À ses côtés au sein de l’opposition, le point de vue du Parti démocratique de Côte d’Ivoire, initiateur de cette Constitution marquée par le concept nationaliste de « l’ivoirité », est plus ambigu : Henri Konan Bédié, qui dirige ce parti occupant 96 des 223 sièges du Parlement ivoirien, se prononce en faveur de « missions ponctuelles » dictées aux parlementaires ivoiriens par la communauté internationale.

Pour les ex-rebelles des Forces Nouvelles, régulièrement dénoncés pour l’exploitation anarchique des régions qu’ils occupent depuis bientôt quatre ans, la « réinitialisation » des institutions leur permettrait d’intégrer l’appareil d’État et notamment l’armée.

Dans tous les cas, ainsi neutralisé, le pouvoir étatique personnalisé par Laurent Gbagbo serait condamné.

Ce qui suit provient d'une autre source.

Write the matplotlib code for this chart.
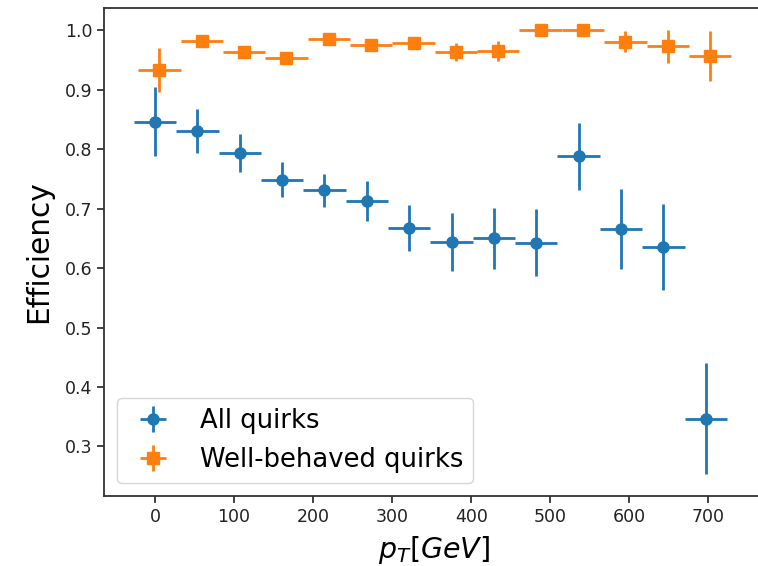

Or justement, plus cette menace se précise, plus le Front populaire ivoirien se recroqueville sur une lecture rigoriste de la Constitution. C’est au nom de cette vision que le FPI annonçait au lendemain du 15 janvier son « retrait de l’ensemble du processus de paix ». Fustigeant « la recolonisation de la Côte d’Ivoire par l’impérialisme international », il proclamait la formation d’un gouvernement de libération nationale. Certaines voix, au sein des hautes sphères du parti, commencent à remettre en cause la viabilité de ce légalisme sans concession : « Cette stratégie, murmure-t-on au sein du parti présidentiel, a été hypothéquée depuis janvier 2003, le président ayant accepté de négocier avec les rebelles ».